Committee sources said yesterday's meeting was scheduled by Inouye on Wednesday. The sources added that they did not know the origin of the allegation made to the committee and said the subject was being kept so secret that only one committee staff member, staff director William G. Miller, was allowed to attend yesterday's meeting.

At the State Department, spokesman Hodding Carter III said: "Insofar as the allegation that there has been some form of blackmail or attempt of blackmail or intimidation or similar methods to affect the treaty or treaty negotiations, I categorically deny that."

However, when Carter was asked whether any bugging had taken place, he replied, "I must take official refuge in the usual statement that we do not comment on matters which have to do with possible intelligence activity."

He coupled that response, though, with a long, involved statement to the effect that State Department officials involved in the negotiations had not reported to him any information containing intimations that electronic eavesdropping had figured in the treaty talks.

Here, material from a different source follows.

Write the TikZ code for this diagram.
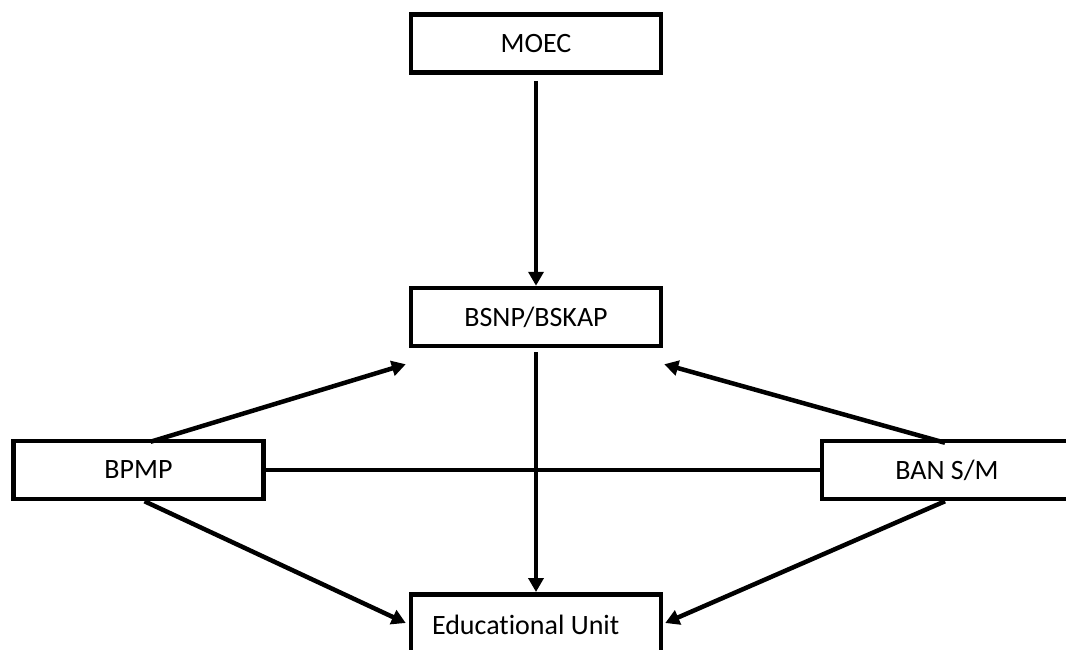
\documentclass[tikz,border=0pt]{standalone}
\usepackage{fontspec}
\setmainfont{Carlito}[Ligatures=NoCommon]
\usepackage{tikz}
\usetikzlibrary{arrows.meta}

\tikzset{
    box/.style={draw, line width=4.5pt, minimum width=250pt, minimum height=58pt,
        inner sep=0pt, font=\fontsize{28}{34}\selectfont},
    link/.style={line width=4.5pt},
    arr/.style={link, -{Triangle[length=14pt,width=15pt]}}
}

\begin{document}
\begin{tikzpicture}[x=1pt, y=-1pt]
    % параметры
    \def\W{1066}    % ширина рисунка
    \def\H{649}     % высота рисунка

    % рамка рисунка
    \useasboundingbox (0,0) rectangle (\W,\H);
    \clip (0,0) rectangle (\W,\H);

    % блоки
    \node[box] (moec) at (536,43.5) {MOEC};
    \node[box] (bsnp) at (536,317) {BSNP/BSKAP};
    \node[box] (bpmp) at (138.5,470) {BPMP};
    \node[box] (ban)  at (947,470) {BAN S/M};
    % нижний блок уходит за край рисунка
    \node[box, anchor=north, text height=40pt, text depth=40pt,
        text width=208pt, align=flush left] (edu) at (536,592) {Educational Unit};

    % связи
    \draw[arr, shorten <=6pt] (moec.south) -- (bsnp.north);
    \draw[arr, shorten <=4pt] (bsnp.south) -- (edu.north);
    \draw[link] (bpmp.east) -- (ban.west);

    \draw[arr] ([xshift=12pt,yshift=-3pt]bpmp.north) -- ([xshift=-3pt,yshift=-16pt]bsnp.south west);
    \draw[arr] ([xshift=-2pt,yshift=-4pt]ban.north) -- ([xshift=1pt,yshift=-16pt]bsnp.south east);
    \draw[arr] ([xshift=6pt]bpmp.south) -- ([xshift=-3pt,yshift=-31pt]edu.north west);
    \draw[arr] ([xshift=-2pt]ban.south) -- ([xshift=2pt,yshift=-31pt]edu.north east);
\end{tikzpicture}
\end{document}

In Panama, a number of officials led by Foreign Minister Nicolas Gonzalez Revilla reacted to news of the Intelligence Committee's investigation by denying that their Washington embassy had been bugged or that they had attempted to use blackmail to wring concessions from the United States.

These denials appeared, on the surface, to contradict the statement made by Torrijos in his May interview with Washington Post special correspondent Marlise Simons.

In the interview, Torrijos described how Panama and Washington had reached agreement on a key part of the treaties - its provision giving the United States the right to intervene against threats to the canal's neutrality.

At one point, he said, the talks were almost broken off because the U.S. negotiators had made demands unacceptable to Panama. When the Panamanian representatives in Washington called Torrijos to inform him of the situation, he said he instructed them to return home in 48 hours "if the United States did not stop fooling around."

Torrijos then added: "The Americans bug the telephone so they must have heard us. The next day they came up with these positive proposals."

Although it did not appear in the published version of the interview, Simons said yesterday she then asked Torrijos to be more explicit, and he replied: "Our telephones are tapped - the telephones of the embassy."

Asked yesterday about Torrijos's comments, Ricardo Bilonick, charge d'affaires of the Panamanian embassy here, said his government "had no knowledge of electronic eavesdropping directed against the embassy or the Panamanian negotiating team."

Bilonick suggested that Torrijos might have made his remarks to Simons "in jest" or "from a general presumption that such things do happen."

"All of us who are diplomats have a sort of presumption that our telephones are being tapped by the country in which we are stationed," Bilonick said. "In fact, we joke about it all the time - when we're talking with people from the State Department."